4. I put the CE pin high and send over the uWire bus R7, R6, R3, R2, R1 and R0-related data. The delay between sending data over uWire bus and setting the CE pin high once again is more-less 80 usec.
5. I do not obtain a lock to the same 10MHz clock.

My question is, for a warm start scenario as described above, what is the minimum time period between setting the CE pin high and sending R0-related data over uWire bus to achieve a successful lock?

Regards,
Grzegorz.

  • +1
    TI__Mastermind 34120 points

    Grzegorz,

    "Warm Start" is a bit misleading for what's happening. When you pull CE pin low, it disables most of the internal regulators, and they will once again need around 10ms to charge up external capacitors on Vreg pins or else the calibration will be performed with incorrect values. The delay time between CE high and programming success could be shortened by reducing the size of the capacitors on the Vreg pins, at the expense of phase noise (especially if VregVCO is reduced).

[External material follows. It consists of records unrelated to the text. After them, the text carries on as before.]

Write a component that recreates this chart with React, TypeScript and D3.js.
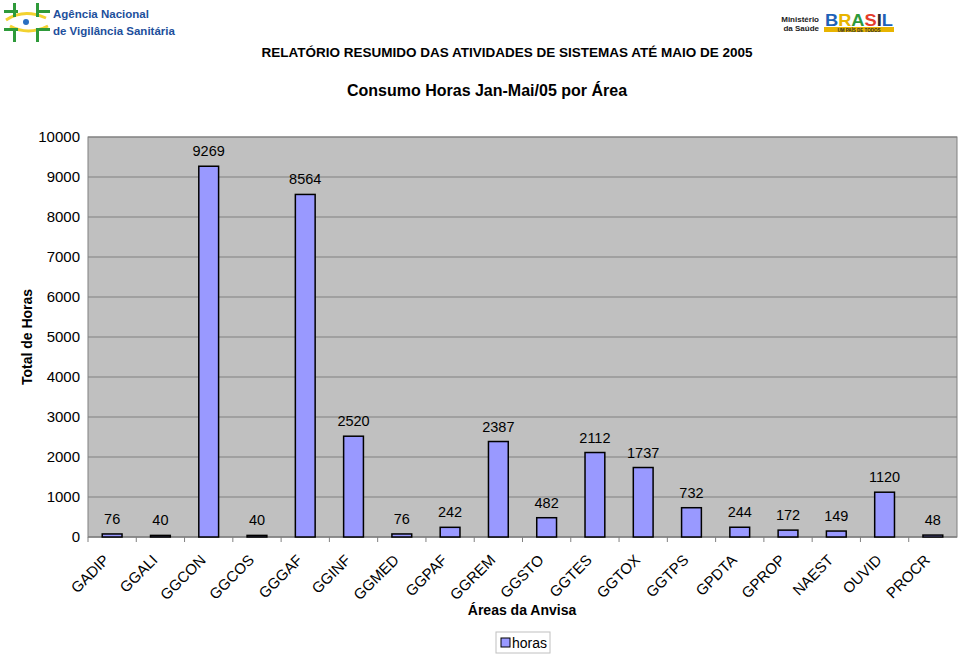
import * as d3 from "d3";

const categories = ["GADIP", "GGALI", "GGCON", "GGCOS", "GGGAF", "GGINF", "GGMED", "GGPAF", "GGREM", "GGSTO", "GGTES", "GGTOX", "GGTPS", "GPDTA", "GPROP", "NAEST", "OUVID", "PROCR"];
const horas = [76, 40, 9269, 40, 8564, 2520, 76, 242, 2387, 482, 2112, 1737, 732, 244, 172, 149, 1120, 48];
const yTicks = [0, 1000, 2000, 3000, 4000, 5000, 6000, 7000, 8000, 9000, 10000];

const FONT = "Liberation Sans, Arial, sans-serif";

export default function App() {
  const width = 960;
  const height = 655;
  const plot = { left: 88, right: 957, top: 137, bottom: 537 };

  const x = d3.scaleBand<string>()
    .domain(categories)
    .range([plot.left, plot.right])
    .paddingInner(0.59)
    .paddingOuter(0.295);
  const step = (plot.right - plot.left) / categories.length;
  const y = d3.scaleLinear().domain([0, 10000]).range([plot.bottom, plot.top]);

  return (
    <svg width={width} height={height} style={{ position: "absolute", left: 0, top: 0, background: "#fff" }} fontFamily={FONT}>
      {/* Anvisa logo */}
      <g>
        <path d="M6,20 Q24,8 46,18" fill="none" stroke="#f2d230" strokeWidth={3} />
        <path d="M10,26 Q28,36 48,26" fill="none" stroke="#f2d230" strokeWidth={3} />
        <rect x={13} y={3} width={3} height={14} fill="#2e9a3a" />
        <rect x={4} y={10} width={14} height={3} fill="#2e9a3a" />
        <rect x={36} y={3} width={3} height={14} fill="#2e9a3a" />
        <rect x={36} y={10} width={14} height={3} fill="#2e9a3a" />
        <rect x={13} y={28} width={3} height={14} fill="#2e9a3a" />
        <rect x={4} y={28} width={14} height={3} fill="#2e9a3a" />
        <rect x={36} y={28} width={3} height={14} fill="#2e9a3a" />
        <rect x={36} y={28} width={14} height={3} fill="#2e9a3a" />
        <circle cx={26} cy={22} r={3} fill="#2a6fc0" />
        <text x={53} y={18} fontSize={11.5} fontWeight="bold" fill="#1d4f9c">Agência Nacional</text>
        <text x={53} y={35} fontSize={11.5} fontWeight="bold" fill="#1d4f9c">de Vigilância Sanitária</text>
      </g>
      {/* Ministério / Brasil logo */}
      <g>
        <text x={819} y={22} fontSize={8} fontWeight="bold" textAnchor="end" fill="#222">Ministério</text>
        <text x={819} y={31} fontSize={8} fontWeight="bold" textAnchor="end" fill="#222">da Saúde</text>
        <text x={825} y={26} fontSize={17} fontWeight="bold" textLength={68} lengthAdjust="spacingAndGlyphs">
          <tspan fill="#1e62b8">B</tspan><tspan fill="#e8b400">R</tspan><tspan fill="#2d9a3a">A</tspan>
          <tspan fill="#e43b2a">S</tspan><tspan fill="#2a2a2a">I</tspan><tspan fill="#1e62b8">L</tspan>
        </text>
        <rect x={824} y={27} width={70} height={5} fill="#e8b400" />
        <text x={859} y={31.5} fontSize={4.5} textAnchor="middle" fill="#2a2a2a" fontWeight="bold">UM PAÍS DE TODOS</text>
      </g>

      <text x={507} y={57} fontSize={13.5} fontWeight="bold" textAnchor="middle">RELATÓRIO RESUMIDO DAS ATIVIDADES DE SISTEMAS ATÉ MAIO DE 2005</text>
      <text x={487} y={96} fontSize={16} fontWeight="bold" textAnchor="middle">Consumo Horas Jan-Mai/05 por Área</text>

      {/* plot area */}
      <rect x={plot.left} y={plot.top} width={plot.right - plot.left} height={plot.bottom - plot.top} fill="#c0c0c0" stroke="#808080" strokeWidth={1} />
      {yTicks.map((t) => (
        <g key={t}>
          <line x1={plot.left} x2={plot.right} y1={y(t)} y2={y(t)} stroke="#808080" strokeWidth={1} />
          <text x={80} y={y(t) + 5} fontSize={15} textAnchor="end">{t}</text>
        </g>
      ))}
      <line x1={plot.left} x2={plot.right} y1={plot.bottom} y2={plot.bottom} stroke="#808080" strokeWidth={1} />
      {categories.map((c, i) => (
        <line key={c} x1={plot.left + i * step} x2={plot.left + i * step} y1={plot.bottom} y2={plot.bottom + 5} stroke="#808080" />
      ))}

      {categories.map((c, i) => (
        <g key={c}>
          <rect x={x(c)} y={y(horas[i])} width={x.bandwidth()} height={plot.bottom - y(horas[i])}
            fill="#9999ff" stroke="#000" strokeWidth={1.5} />
          <text x={(x(c) as number) + x.bandwidth() / 2} y={y(horas[i]) - 10} fontSize={14.5} textAnchor="middle">{horas[i]}</text>
          <text transform={`translate(${(x(c) as number) + x.bandwidth() / 2 - 2},${plot.bottom + 24}) rotate(-45)`}
            fontSize={15} textAnchor="end">{c}</text>
        </g>
      ))}

      <text transform={`translate(32,${(plot.top + plot.bottom) / 2}) rotate(-90)`} fontSize={14} fontWeight="bold" textAnchor="middle">Total de Horas</text>
      <text x={522} y={615} fontSize={14} fontWeight="bold" textAnchor="middle">Áreas da Anvisa</text>

      <rect x={496} y={632} width={54} height={21} fill="#fff" stroke="#c0c0c0" />
      <rect x={501} y={638} width={9} height={9} fill="#9999ff" stroke="#000" />
      <text x={512} y={648} fontSize={14}>horas</text>
    </svg>
  );
}
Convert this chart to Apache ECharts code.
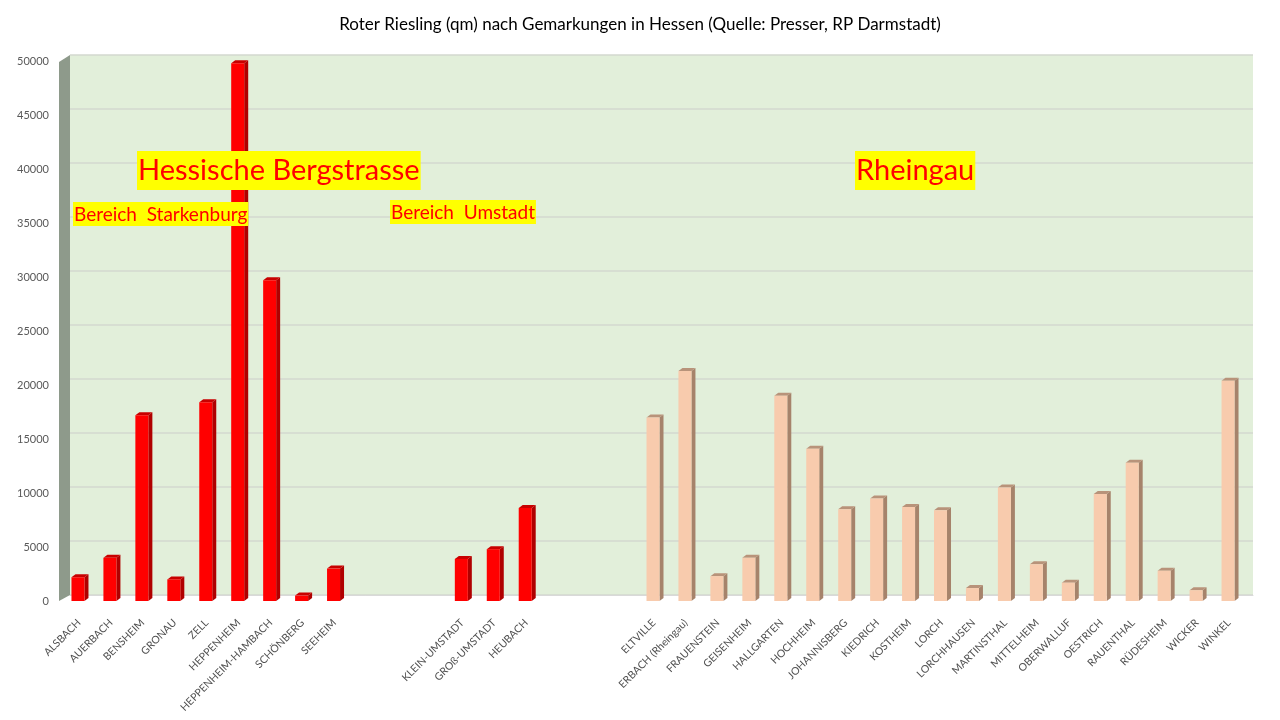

    We don't specify a minimum delay since this is closely tied to capacitor values on the Vreg pins, which is a user-driven parameter. Moreover, there will be some PVT variations which are difficult to predict that could have around ±30% effect on required delay time. 10ms is a somewhat arbitrary, but safe, hedge against PVT and user choice of capacitor; it may be excessive in some cases. If you want, you can perform an experiment to determine the impact of different delays:

    • Attach scope probes to the Vreg pins, notably the VregVCO pin as this is likely to be the one that takes the longest to recharge after CE pin toggle
    • Inject varying delays on the uWire bus and observe success or failure of lock detect
    • Optionally, if the shortest lock time is required, the capacitors on Vreg could be varied (made smaller than default values). This might impact phase noise though.

    Regards,

    Derek Payne

  • 0 in reply to Derek Payne
    Prodigy 10 points

    Hello Derek,
    at first, thank You for a fast reply.
    Your explanation made a difference in how now I read the LMX2531 Data Sheet. I was convinced that this 10 msec delay was tightly related to resetting the device during a cold start via performing the R5 INIT1, R5 INIT2 and R5 Initialisation Sequence described in Table 4, chapter 8.6.1.1. And that it does not have any direct relation to the CE pin status. I then assumed, that the CE pin low moves the chip into a "sleep" state and that there might be some sanity period needed for the chip to enter "normal" mode once again, but that it is a matter of microseconds and not tens of milliseconds. While playing with the LMX25311415EVAL I registered that I need ~5 msec to get a successful sync after coming back with CE pin to high and programming registers R7, R6, R3, R2, R1 and R0.
    Nevertheless, I will try to find border value, add 30% to it and stick for a while with that delay and I will see what will come.